+++ Raw data +++

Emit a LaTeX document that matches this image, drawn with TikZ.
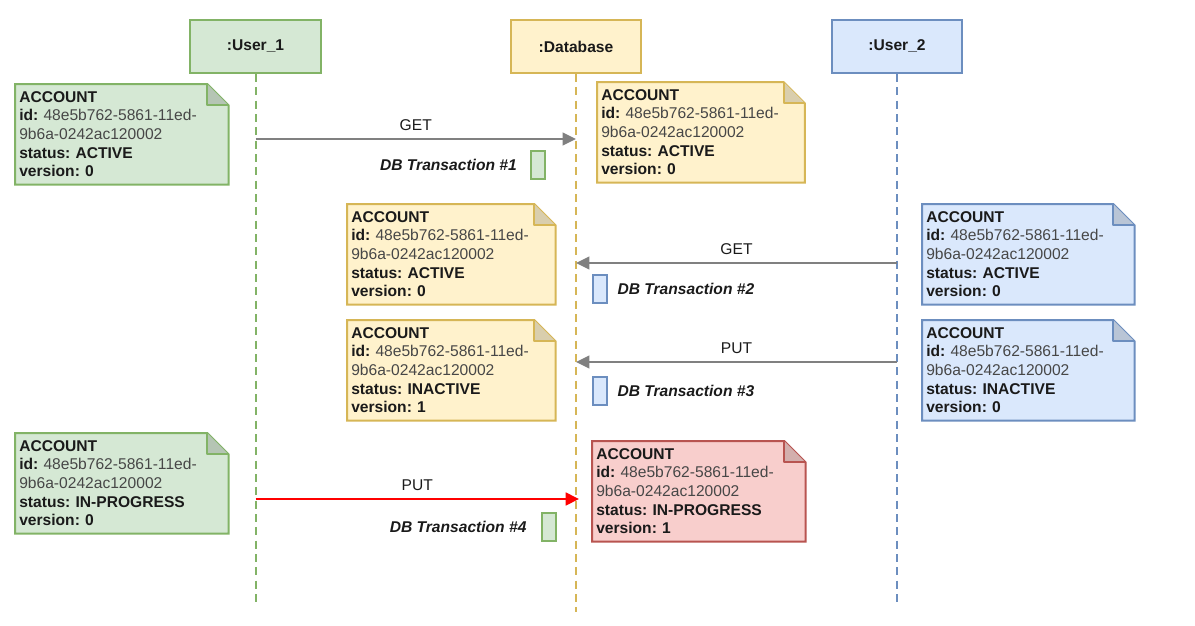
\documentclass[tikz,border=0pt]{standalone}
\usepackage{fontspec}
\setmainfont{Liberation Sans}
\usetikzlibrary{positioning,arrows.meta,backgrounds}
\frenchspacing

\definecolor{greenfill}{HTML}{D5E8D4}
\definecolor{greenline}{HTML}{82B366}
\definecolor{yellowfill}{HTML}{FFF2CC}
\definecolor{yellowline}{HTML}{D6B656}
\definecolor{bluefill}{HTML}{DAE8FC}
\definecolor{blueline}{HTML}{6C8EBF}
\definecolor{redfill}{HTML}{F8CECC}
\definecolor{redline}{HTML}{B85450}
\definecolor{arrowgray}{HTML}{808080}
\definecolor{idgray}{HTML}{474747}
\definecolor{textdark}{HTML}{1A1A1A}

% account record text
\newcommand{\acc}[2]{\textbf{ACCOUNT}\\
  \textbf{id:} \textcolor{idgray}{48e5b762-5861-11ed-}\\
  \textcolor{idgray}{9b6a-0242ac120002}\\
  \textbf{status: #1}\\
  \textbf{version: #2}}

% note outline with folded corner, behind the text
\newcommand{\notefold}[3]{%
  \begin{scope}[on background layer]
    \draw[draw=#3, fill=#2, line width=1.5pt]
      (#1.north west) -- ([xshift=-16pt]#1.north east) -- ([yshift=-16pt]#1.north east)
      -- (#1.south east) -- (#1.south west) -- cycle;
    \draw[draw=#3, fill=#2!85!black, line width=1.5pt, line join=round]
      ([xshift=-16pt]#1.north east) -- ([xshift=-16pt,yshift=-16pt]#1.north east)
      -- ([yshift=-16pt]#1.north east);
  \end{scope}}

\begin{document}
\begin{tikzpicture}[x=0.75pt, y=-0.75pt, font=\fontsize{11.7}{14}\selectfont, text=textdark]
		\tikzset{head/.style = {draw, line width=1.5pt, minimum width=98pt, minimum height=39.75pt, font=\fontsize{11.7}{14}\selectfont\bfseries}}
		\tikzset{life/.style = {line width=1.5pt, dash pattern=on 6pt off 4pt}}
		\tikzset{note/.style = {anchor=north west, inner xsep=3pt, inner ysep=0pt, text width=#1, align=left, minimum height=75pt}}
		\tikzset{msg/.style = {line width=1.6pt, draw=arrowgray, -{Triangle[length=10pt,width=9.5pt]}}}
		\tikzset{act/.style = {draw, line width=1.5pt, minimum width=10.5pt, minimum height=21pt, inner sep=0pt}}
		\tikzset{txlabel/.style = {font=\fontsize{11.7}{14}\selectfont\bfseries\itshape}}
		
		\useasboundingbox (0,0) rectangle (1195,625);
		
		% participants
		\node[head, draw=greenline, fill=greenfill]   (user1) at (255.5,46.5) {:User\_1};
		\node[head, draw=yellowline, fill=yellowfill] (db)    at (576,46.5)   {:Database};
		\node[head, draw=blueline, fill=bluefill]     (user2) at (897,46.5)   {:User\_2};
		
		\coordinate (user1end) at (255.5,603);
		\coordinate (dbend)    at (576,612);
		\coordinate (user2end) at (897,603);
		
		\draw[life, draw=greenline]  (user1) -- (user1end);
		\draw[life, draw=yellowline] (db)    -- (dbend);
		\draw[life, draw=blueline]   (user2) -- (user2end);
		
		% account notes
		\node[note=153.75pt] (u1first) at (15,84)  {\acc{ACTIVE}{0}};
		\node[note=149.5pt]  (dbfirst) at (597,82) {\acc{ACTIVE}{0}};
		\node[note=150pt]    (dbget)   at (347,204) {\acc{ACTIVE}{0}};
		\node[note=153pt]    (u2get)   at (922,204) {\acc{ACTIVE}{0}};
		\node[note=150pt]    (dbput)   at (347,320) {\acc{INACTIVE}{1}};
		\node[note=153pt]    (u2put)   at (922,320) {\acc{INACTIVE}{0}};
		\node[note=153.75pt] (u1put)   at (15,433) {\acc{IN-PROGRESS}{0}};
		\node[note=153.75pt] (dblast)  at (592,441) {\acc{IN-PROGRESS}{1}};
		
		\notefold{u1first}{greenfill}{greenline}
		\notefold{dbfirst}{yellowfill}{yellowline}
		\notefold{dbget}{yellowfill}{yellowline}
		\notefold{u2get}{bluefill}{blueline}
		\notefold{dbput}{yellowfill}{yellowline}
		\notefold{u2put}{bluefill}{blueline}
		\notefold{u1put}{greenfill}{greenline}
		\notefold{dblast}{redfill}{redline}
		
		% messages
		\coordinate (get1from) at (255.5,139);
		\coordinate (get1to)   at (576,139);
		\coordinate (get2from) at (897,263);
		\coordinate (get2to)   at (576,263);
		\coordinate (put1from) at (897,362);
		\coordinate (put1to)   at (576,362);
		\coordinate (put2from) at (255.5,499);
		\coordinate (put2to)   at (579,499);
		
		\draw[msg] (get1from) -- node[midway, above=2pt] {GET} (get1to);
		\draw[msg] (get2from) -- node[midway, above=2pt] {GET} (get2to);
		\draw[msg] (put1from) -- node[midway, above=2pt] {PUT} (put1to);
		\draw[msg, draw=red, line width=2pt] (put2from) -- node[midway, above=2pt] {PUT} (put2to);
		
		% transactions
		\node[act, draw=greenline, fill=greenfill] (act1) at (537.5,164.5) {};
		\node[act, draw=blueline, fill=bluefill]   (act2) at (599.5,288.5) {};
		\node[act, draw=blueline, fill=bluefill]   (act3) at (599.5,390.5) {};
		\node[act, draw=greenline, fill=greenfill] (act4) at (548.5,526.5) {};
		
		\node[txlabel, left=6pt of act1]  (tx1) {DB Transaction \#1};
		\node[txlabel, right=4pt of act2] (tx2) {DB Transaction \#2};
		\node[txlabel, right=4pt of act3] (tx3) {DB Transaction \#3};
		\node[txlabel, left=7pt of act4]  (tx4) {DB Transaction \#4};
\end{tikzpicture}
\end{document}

+++

What needs to be done: Copy the whole listing above word for word but do not carry over the pictures.

Solution for this exercise:
Emit a LaTeX document that matches this image, drawn with TikZ.
\documentclass[tikz,border=0pt]{standalone}
\usepackage{fontspec}
\setmainfont{Liberation Sans}
\usetikzlibrary{positioning,arrows.meta,backgrounds}
\frenchspacing

\definecolor{greenfill}{HTML}{D5E8D4}
\definecolor{greenline}{HTML}{82B366}
\definecolor{yellowfill}{HTML}{FFF2CC}
\definecolor{yellowline}{HTML}{D6B656}
\definecolor{bluefill}{HTML}{DAE8FC}
\definecolor{blueline}{HTML}{6C8EBF}
\definecolor{redfill}{HTML}{F8CECC}
\definecolor{redline}{HTML}{B85450}
\definecolor{arrowgray}{HTML}{808080}
\definecolor{idgray}{HTML}{474747}
\definecolor{textdark}{HTML}{1A1A1A}

% account record text
\newcommand{\acc}[2]{\textbf{ACCOUNT}\\
  \textbf{id:} \textcolor{idgray}{48e5b762-5861-11ed-}\\
  \textcolor{idgray}{9b6a-0242ac120002}\\
  \textbf{status: #1}\\
  \textbf{version: #2}}

% note outline with folded corner, behind the text
\newcommand{\notefold}[3]{%
  \begin{scope}[on background layer]
    \draw[draw=#3, fill=#2, line width=1.5pt]
      (#1.north west) -- ([xshift=-16pt]#1.north east) -- ([yshift=-16pt]#1.north east)
      -- (#1.south east) -- (#1.south west) -- cycle;
    \draw[draw=#3, fill=#2!85!black, line width=1.5pt, line join=round]
      ([xshift=-16pt]#1.north east) -- ([xshift=-16pt,yshift=-16pt]#1.north east)
      -- ([yshift=-16pt]#1.north east);
  \end{scope}}

\begin{document}
\begin{tikzpicture}[x=0.75pt, y=-0.75pt, font=\fontsize{11.7}{14}\selectfont, text=textdark]
		\tikzset{head/.style = {draw, line width=1.5pt, minimum width=98pt, minimum height=39.75pt, font=\fontsize{11.7}{14}\selectfont\bfseries}}
		\tikzset{life/.style = {line width=1.5pt, dash pattern=on 6pt off 4pt}}
		\tikzset{note/.style = {anchor=north west, inner xsep=3pt, inner ysep=0pt, text width=#1, align=left, minimum height=75pt}}
		\tikzset{msg/.style = {line width=1.6pt, draw=arrowgray, -{Triangle[length=10pt,width=9.5pt]}}}
		\tikzset{act/.style = {draw, line width=1.5pt, minimum width=10.5pt, minimum height=21pt, inner sep=0pt}}
		\tikzset{txlabel/.style = {font=\fontsize{11.7}{14}\selectfont\bfseries\itshape}}
		
		\useasboundingbox (0,0) rectangle (1195,625);
		
		% participants
		\node[head, draw=greenline, fill=greenfill]   (user1) at (255.5,46.5) {:User\_1};
		\node[head, draw=yellowline, fill=yellowfill] (db)    at (576,46.5)   {:Database};
		\node[head, draw=blueline, fill=bluefill]     (user2) at (897,46.5)   {:User\_2};
		
		\coordinate (user1end) at (255.5,603);
		\coordinate (dbend)    at (576,612);
		\coordinate (user2end) at (897,603);
		
		\draw[life, draw=greenline]  (user1) -- (user1end);
		\draw[life, draw=yellowline] (db)    -- (dbend);
		\draw[life, draw=blueline]   (user2) -- (user2end);
		
		% account notes
		\node[note=153.75pt] (u1first) at (15,84)  {\acc{ACTIVE}{0}};
		\node[note=149.5pt]  (dbfirst) at (597,82) {\acc{ACTIVE}{0}};
		\node[note=150pt]    (dbget)   at (347,204) {\acc{ACTIVE}{0}};
		\node[note=153pt]    (u2get)   at (922,204) {\acc{ACTIVE}{0}};
		\node[note=150pt]    (dbput)   at (347,320) {\acc{INACTIVE}{1}};
		\node[note=153pt]    (u2put)   at (922,320) {\acc{INACTIVE}{0}};
		\node[note=153.75pt] (u1put)   at (15,433) {\acc{IN-PROGRESS}{0}};
		\node[note=153.75pt] (dblast)  at (592,441) {\acc{IN-PROGRESS}{1}};
		
		\notefold{u1first}{greenfill}{greenline}
		\notefold{dbfirst}{yellowfill}{yellowline}
		\notefold{dbget}{yellowfill}{yellowline}
		\notefold{u2get}{bluefill}{blueline}
		\notefold{dbput}{yellowfill}{yellowline}
		\notefold{u2put}{bluefill}{blueline}
		\notefold{u1put}{greenfill}{greenline}
		\notefold{dblast}{redfill}{redline}
		
		% messages
		\coordinate (get1from) at (255.5,139);
		\coordinate (get1to)   at (576,139);
		\coordinate (get2from) at (897,263);
		\coordinate (get2to)   at (576,263);
		\coordinate (put1from) at (897,362);
		\coordinate (put1to)   at (576,362);
		\coordinate (put2from) at (255.5,499);
		\coordinate (put2to)   at (579,499);
		
		\draw[msg] (get1from) -- node[midway, above=2pt] {GET} (get1to);
		\draw[msg] (get2from) -- node[midway, above=2pt] {GET} (get2to);
		\draw[msg] (put1from) -- node[midway, above=2pt] {PUT} (put1to);
		\draw[msg, draw=red, line width=2pt] (put2from) -- node[midway, above=2pt] {PUT} (put2to);
		
		% transactions
		\node[act, draw=greenline, fill=greenfill] (act1) at (537.5,164.5) {};
		\node[act, draw=blueline, fill=bluefill]   (act2) at (599.5,288.5) {};
		\node[act, draw=blueline, fill=bluefill]   (act3) at (599.5,390.5) {};
		\node[act, draw=greenline, fill=greenfill] (act4) at (548.5,526.5) {};
		
		\node[txlabel, left=6pt of act1]  (tx1) {DB Transaction \#1};
		\node[txlabel, right=4pt of act2] (tx2) {DB Transaction \#2};
		\node[txlabel, right=4pt of act3] (tx3) {DB Transaction \#3};
		\node[txlabel, left=7pt of act4]  (tx4) {DB Transaction \#4};
\end{tikzpicture}
\end{document}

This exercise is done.